- Nickname: The Oilers
- Leagues: Amateur Athletic Union 1952–55 NIBL 1952–55
- Founded: 1952
- Folded: 1957
- Arena: Jeppesen Gymnasium (2.500)
- Team colors: Gold, White

= Houston Ada Oilers =

The Houston Ada Oilers was an amateur basketball club located in Houston, Texas, sponsored and run by the Phillips Petroleum Company. The team was created after the huge success the company's other team, the Phillips 66ers, had achieved in the 1940s and early 1950s.

==History==

===The first Oilers===
In 1920, in Bartlesville, Oklahoma the Phillips 66ers (nicknamed as the Oilers) was founded by the company's employees. Boots Adams, future president of the company, helped organize the 66ers and played on the team as well. Featuring players like Bob Kurland, the game’s first 7-foot center, Phillips became a dominant force in its league winning 11 national titles (with 10 second-place finishes) and 11 first-place finishes in the NIBL (including 10 straight between 1948 and 1958).

Thirty years later, Boots' son, Bud, owner of the Ada company (he later purchased the Tennessee Titans of the National Football League), introduced the idea of similarly forming a basketball team from the company, based in Houston.

Thanks to his support, the team was founded in 1952 with Ada Oil company sponsorship. They instantly became as part of the National Industrial Basketball League, an amateur league that seriously challenged the NBA for players and headlines during its heyday in the 1940s and 1950s. The Oilers never really challenged their sisterly club, the Phillips 66ers for league supremacy, going 24–34 in NIBL games in their three years here (1952 through 1955).

===A new generation===
Featuring players such as Johnny Stanich, a UCLA All-American who was successful despite a childhood accident that cost him three fingers on his left hand, Parks, a defense-minded swingman who played with Kurland at Oklahoma A&M, Nick Revon, a guard from New Orleans, Marc Freiberger, a 6'11" center from Oklahoma, and Elton Cotton, a 6'6" forward from the University of Houston.

===AAU success===
The Ada Oilers had their best showing in the 1956 AAU tournament after Bud Adams sold the squad to Vickers Petroleum in Wichita. The Oilers finished third that year, losing a tense game to the 66ers in the semifinals (71–69).
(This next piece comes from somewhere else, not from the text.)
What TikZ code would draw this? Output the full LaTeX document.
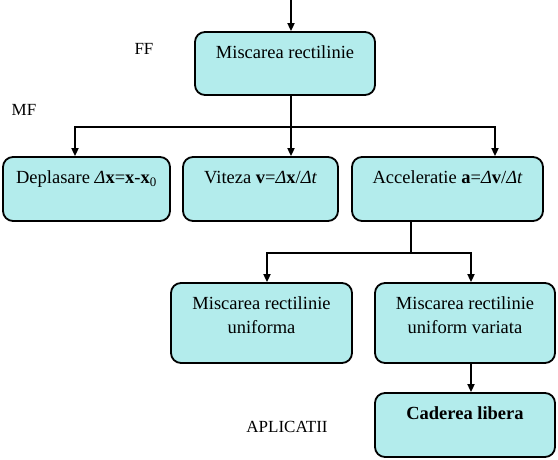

The Oilers, who traveled in Adams-designed outfits that featured cowboy boots and hats, along with full-length fur overcoats, provided a colorful footnote to the city’s sports history. Johnny Stanich, who rejected an offer from the New York Knicks to play in the NIBL, began his career with the Phillips 66ers and spent two years playing in Denver before ending his career with Ada, retiring as an executive in the company.

Players were expected to put in a full day in the office or out in the field before practicing or playing in their "off" hours. though the team would travel first-class by Bud Adams’ private plane. After three years in the NBL the team was disbanded. In 1960 Bud Adams bought the Houston Oilers, an American football club.